The question is not whether Brooklyn is the new Paris but whether Paul LaRosa of HuffPo is the new face of collaboration-ism-ishness (or something like that).
I've got news for you, Paulie: if you keep this shit up, Brownstone Brooklyn is going to be outed as the new Westchester, not the new Paris.
Yesterday, this issue of vital international security was put on the table (Is Brooklyn the New Paris?) right next to the news that Obama has sent covert CIA troops into Libya. Uh, a little digression but isn't covert supposed to mean secret?As in, not featured in a ginormous real-time headline?
Anyway, here's what Brooklynite Paul posited on HuffPo:
Ah to have lived in Paris during the 1920's! Hemingway's Paris -- outdoor cafes, bookstores, bistros, writers, drinking!
Reminds me of a place I know well -- Brooklyn.
The only thing missing is the ubiquitous smoke rising from the lips of the young and literary. Laugh if you like, but I've been thinking more and more that Brooklyn, circa 2011, is very similar to what Paris was like nearly a century ago. Of course, I'm talking about the brownstone belt neighborhoods of Brooklyn Heights, Cobble Hill, Carroll Gardens, Park Slope, Fort Greene, but you can throw DUMBO, Williamsburg and Red Hook in there as well...
Blah, blah, blah...
As for writers, well, we all know they're here and thriving. National Book Critics Circle Award winner Jennifer Egan, author of A Visit from the Goon Squad lives in Fort Greene. Nicole Krauss, a finalist for the National Book Award for Great House lives with her writer-husband Jonathan Safron Foer, the best-selling writer of Extremely Loud and Incredibly Close in a big house in Park Slope. Also in Park Slope,Dave Eggers (A Heartbreaking Work of Staggering Genius) has his own Superhero Supply Co. store that doubles as a writing-instruction program for kids. The great Pete Hamill's heart is in Brooklyn (he was raised in Park Slope) and of course living among is the venerable Paul Auster who the French like nearly as much as Jerry Lewis...
Blah, blah, blah.
We've also got great independent bookstores as I mentioned in another post. I could go on and on. We've got the street life, the Bohemian lifestyle, readings, the nightlife, boutique coffee, great cheese stores, and farmer's markets galore, AND there are artists' studios all over DUMBO, Red Hook and Gowanus.
A couple of years ago, someone dubbed Brooklyn "the new Manhattan." I'm saying we're way beyond that now. Shove over, Paris -- Brooklyn is here!

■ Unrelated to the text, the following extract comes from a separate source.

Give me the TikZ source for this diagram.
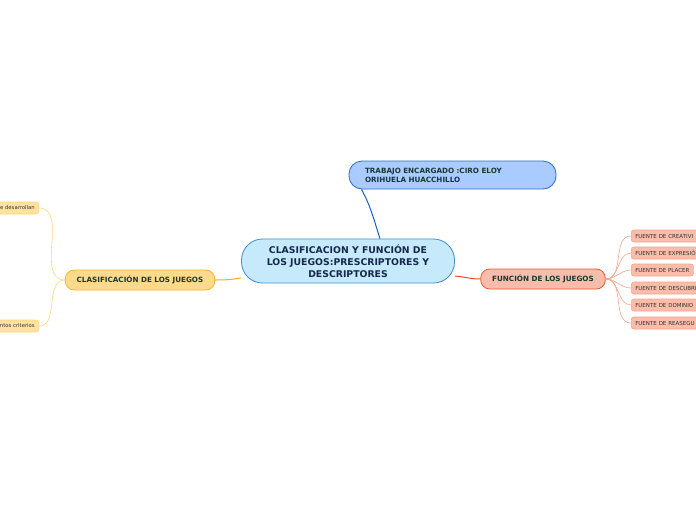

Okay, I'm throwing up a little in my mouth. Again.
At least there was a bit of redemption in the comments.
Kevin: Queens is Queens, and has no ambitions or illusions about it being anything else, and if I were still in Brooklyn, I'd have no desire to see it as anything but Brooklyn. (Figures, he left; BK's loss).

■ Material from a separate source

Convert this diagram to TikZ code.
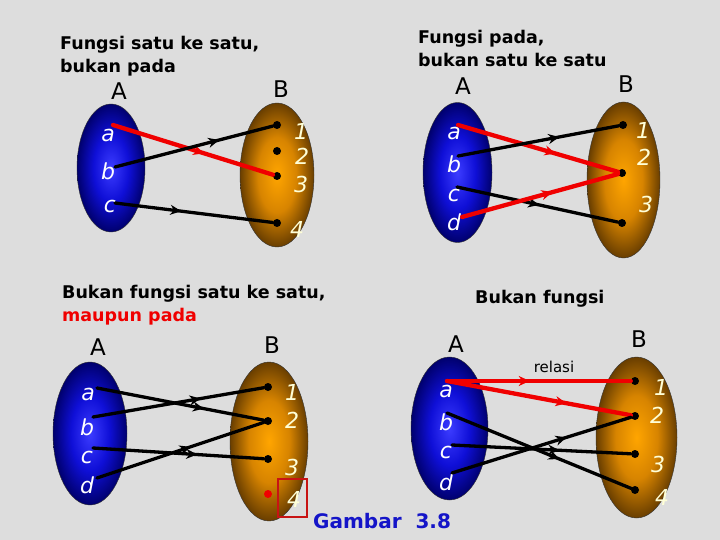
\documentclass[tikz,border=0pt]{standalone}
\usepackage{fontspec}
\setsansfont{DejaVu Sans}
\usetikzlibrary{shapes.geometric,arrows.meta,decorations.markings}

\definecolor{latar}{RGB}{221,221,221}
\definecolor{biruT}{RGB}{60,60,255}
\definecolor{biruM}{RGB}{15,15,215}
\definecolor{biruG}{RGB}{0,0,110}
\definecolor{oranyeT}{RGB}{255,165,0}
\definecolor{oranyeM}{RGB}{215,132,0}
\definecolor{oranyeG}{RGB}{105,62,0}
\definecolor{merah}{RGB}{240,0,0}
\definecolor{merahtua}{RGB}{200,20,20}
\definecolor{kuning}{RGB}{255,255,215}
\definecolor{birujudul}{RGB}{20,20,200}

% shadings for the two sets
\pgfdeclareradialshading{bolaA}{\pgfpoint{0bp}{0bp}}{color(0bp)=(biruT); color(13bp)=(biruM); color(25bp)=(biruG); color(50bp)=(biruG)}
\pgfdeclareradialshading{bolaB}{\pgfpoint{0bp}{0bp}}{color(0bp)=(oranyeT); color(13bp)=(oranyeM); color(25bp)=(oranyeG); color(50bp)=(oranyeG)}

\tikzset{
  himpA/.style={
    % The shape:
    ellipse,inner sep=0pt,
    % The border:
    draw=black!80,thin,
    % The filling:
    shading=bolaA}}
\tikzset{
  himpB/.style={
    ellipse,inner sep=0pt,
    draw=black!80,thin,
    shading=bolaB}}
\tikzset{
  judul/.style={anchor=north west,inner sep=0pt,align=left,
    font=\sffamily\bfseries\fontsize{17.5}{23}\selectfont},
  namaH/.style={anchor=base,inner sep=0pt,font=\sffamily\fontsize{23}{23}\selectfont},
  anggota/.style={anchor=base,inner sep=0pt,text=white,
    font=\sffamily\itshape\fontsize{22}{22}\selectfont},
  nomor/.style={anggota,text=kuning},
  titik/.style={circle,fill=black,inner sep=0pt,minimum size=8pt},
  garis/.style={draw=black,line width=3.3pt,line cap=round},
  garisM/.style={garis,draw=merah,line width=4.3pt},
  panah/.style={postaction={decorate},
    decoration={markings,mark=at position #1 with {\arrow{Stealth[length=11pt,width=10pt]}}}}}

\begin{document}
\begin{tikzpicture}[x=1pt,y=-1pt]
	\useasboundingbox[fill=latar] (0,0) rectangle (720,540);

	% Fungsi satu ke satu, bukan pada
	\node[judul] (judul1) at (60,36) {Fungsi satu ke satu,\\bukan pada};
	\node[himpA,minimum width=68pt,minimum height=128pt] (p1A) at (111,168) {};
	\node[himpB,minimum width=74pt,minimum height=144pt] (p1B) at (277,175) {};
	\node[namaH] (p1nA) at (119,100) {A};
	\node[namaH] (p1nB) at (281,98) {B};
	\node[anggota] (p1la) at (108,142) {a};
	\node[anggota] (p1lb) at (108,180) {b};
	\node[anggota] (p1lc) at (110,213) {c};
	\node[nomor] (p1l1) at (301,140) {1};
	\node[nomor] (p1l2) at (302,165) {2};
	\node[nomor] (p1l3) at (301,193) {3};
	\node[nomor] (p1l4) at (297,237) {4};
	\coordinate (p1a) at (113,125);
	\coordinate (p1b) at (115,167);
	\coordinate (p1c) at (115,203);
	\node[titik] (p1t1) at (277,125) {};
	\node[titik] (p1t2) at (277,151) {};
	\node[titik] (p1t3) at (277,176) {};
	\node[titik] (p1t4) at (277,223) {};
	\draw[garisM,panah=0.57] (p1a) -- (p1t3);
	\draw[garis,panah=0.66] (p1b) -- (p1t1);
	\draw[garis,panah=0.42] (p1c) -- (p1t4);

	% Fungsi pada, bukan satu ke satu
	\node[judul] (judul2) at (418,30) {Fungsi pada,\\bukan satu ke satu};
	\node[himpA,minimum width=69pt,minimum height=140pt] (p2A) at (457.5,172.5) {};
	\node[himpB,minimum width=73pt,minimum height=156pt] (p2B) at (623.5,180) {};
	\node[namaH] (p2nA) at (463,95) {A};
	\node[namaH] (p2nB) at (626,93) {B};
	\node[anggota] (p2la) at (454,140) {a};
	\node[anggota] (p2lb) at (454,173) {b};
	\node[anggota] (p2lc) at (454,202) {c};
	\node[anggota] (p2ld) at (454,230) {d};
	\node[nomor] (p2l1) at (643,139) {1};
	\node[nomor] (p2l2) at (644,166) {2};
	\node[nomor] (p2l3) at (646,213) {3};
	\coordinate (p2a) at (458,125);
	\coordinate (p2b) at (458,156);
	\coordinate (p2c) at (457,187);
	\coordinate (p2d) at (462,217);
	\node[titik] (p2t1) at (623,125) {};
	\node[titik] (p2t2) at (622,173) {};
	\node[titik] (p2t3) at (622,223) {};
	\draw[garisM,panah=0.61] (p2a) -- (p2t2);
	\draw[garis,panah=0.63] (p2b) -- (p2t1);
	\draw[garis,panah=0.51] (p2c) -- (p2t3);
	\draw[garisM,panah=0.58] (p2d) -- (p2t2);

	% Bukan fungsi satu ke satu, maupun pada
	\node[judul] (judul3) at (62,285) {Bukan fungsi satu ke satu,\\\textcolor{merah}{maupun pada}};
	\node[himpA,minimum width=74pt,minimum height=143pt] (p3A) at (90,433.5) {};
	\node[himpB,minimum width=78pt,minimum height=159pt] (p3B) at (269,441.5) {};
	\node[namaH] (p3nA) at (98,355) {A};
	\node[namaH] (p3nB) at (272,353) {B};
	\node[anggota] (p3la) at (88,400) {a};
	\node[anggota] (p3lb) at (87,435) {b};
	\node[anggota] (p3lc) at (87,463) {c};
	\node[anggota] (p3ld) at (87,493) {d};
	\node[nomor] (p3l1) at (292,400) {1};
	\node[nomor] (p3l2) at (292,428) {2};
	\node[nomor] (p3l3) at (292,475) {3};
	\node[nomor] (p3l4) at (294,507) {4};
	\node[draw=merahtua,line width=1.2pt,minimum width=29pt,minimum height=38pt] (kotak4) at (292.5,498) {};
	\coordinate (p3a) at (97,388);
	\coordinate (p3b) at (93,417);
	\coordinate (p3c) at (93,448);
	\coordinate (p3d) at (97,478);
	\node[titik] (p3t1) at (268,387) {};
	\node[titik] (p3t2) at (268,421) {};
	\node[titik] (p3t3) at (268,459) {};
	\node[titik,fill=merah] (p3t4) at (268,494) {};
	\draw[garis,panah=0.64] (p3a) -- (p3t2);
	\draw[garis,panah=0.63] (p3b) -- (p3t1);
	\draw[garis,panah=0.61] (p3c) -- (p3t3);
	\draw[garis,panah=0.56] (p3d) -- (p3t2);

	% Bukan fungsi
	\node[judul] (judul4) at (475,290) {Bukan fungsi};
	\node[himpA,minimum width=77pt,minimum height=143pt] (p4A) at (449.5,428.5) {};
	\node[himpB,minimum width=81pt,minimum height=161pt] (p4B) at (636.5,437.5) {};
	\node[namaH] (p4nA) at (456,352) {A};
	\node[namaH] (p4nB) at (639,347) {B};
	\node[anchor=base,inner sep=0pt,font=\sffamily\fontsize{15}{15}\selectfont] (relasi) at (554,372) {relasi};
	\node[anggota] (p4la) at (446,397) {a};
	\node[anggota] (p4lb) at (446,430) {b};
	\node[anggota] (p4lc) at (446,458) {c};
	\node[anggota] (p4ld) at (446,490) {d};
	\node[nomor] (p4l1) at (661,395) {1};
	\node[nomor] (p4l2) at (657,423) {2};
	\node[nomor] (p4l3) at (658,472) {3};
	\node[nomor] (p4l4) at (662,505) {4};
	\coordinate (p4a) at (447,381);
	\coordinate (p4b) at (447,413);
	\coordinate (p4c) at (452,445);
	\coordinate (p4d) at (452,473);
	\node[titik] (p4t1) at (635,381) {};
	\node[titik] (p4t2) at (635,416) {};
	\node[titik] (p4t3) at (635,454) {};
	\node[titik] (p4t4) at (635,490) {};
	\draw[garisM,panah=0.45] (p4a) -- (p4t1);
	\draw[garisM,panah=0.65] (p4a) -- (p4t2);
	\draw[garis,panah=0.61] (p4b) -- (p4t4);
	\draw[garis,panah=0.60] (p4c) -- (p4t3);
	\draw[garis,panah=0.64] (p4d) -- (p4t2);

	% Caption
	\node[anchor=base west,inner sep=0pt,text=birujudul,
		font=\sffamily\bfseries\fontsize{20}{20}\selectfont] (gambar) at (313,528) {Gambar\ \ 3.8};
\end{tikzpicture}
\end{document}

Anfractuous: And the similarities go on: In 1920's Paris struggling writers used to send their nannies to fulfill their service obligations at the Paris Food Co-op.
And Gothamist couldn't resist joining the fray:
So is his main argument that gentrification makes for great culture/art/literature? Because we're pretty sure nobody's going to mistake Jonathan Safran Foer, Nicole Krauss and Jonathan Ames for Hemingway, Henry Miller or Samuel Beckett.
What the fuck is this dude talking about and why doesn't he keep it to his own farmer's market or arteesinal cheese shop?
And, for that matter, didn't Hemingway off himself in Idaho? Paris didn't work out so well for him.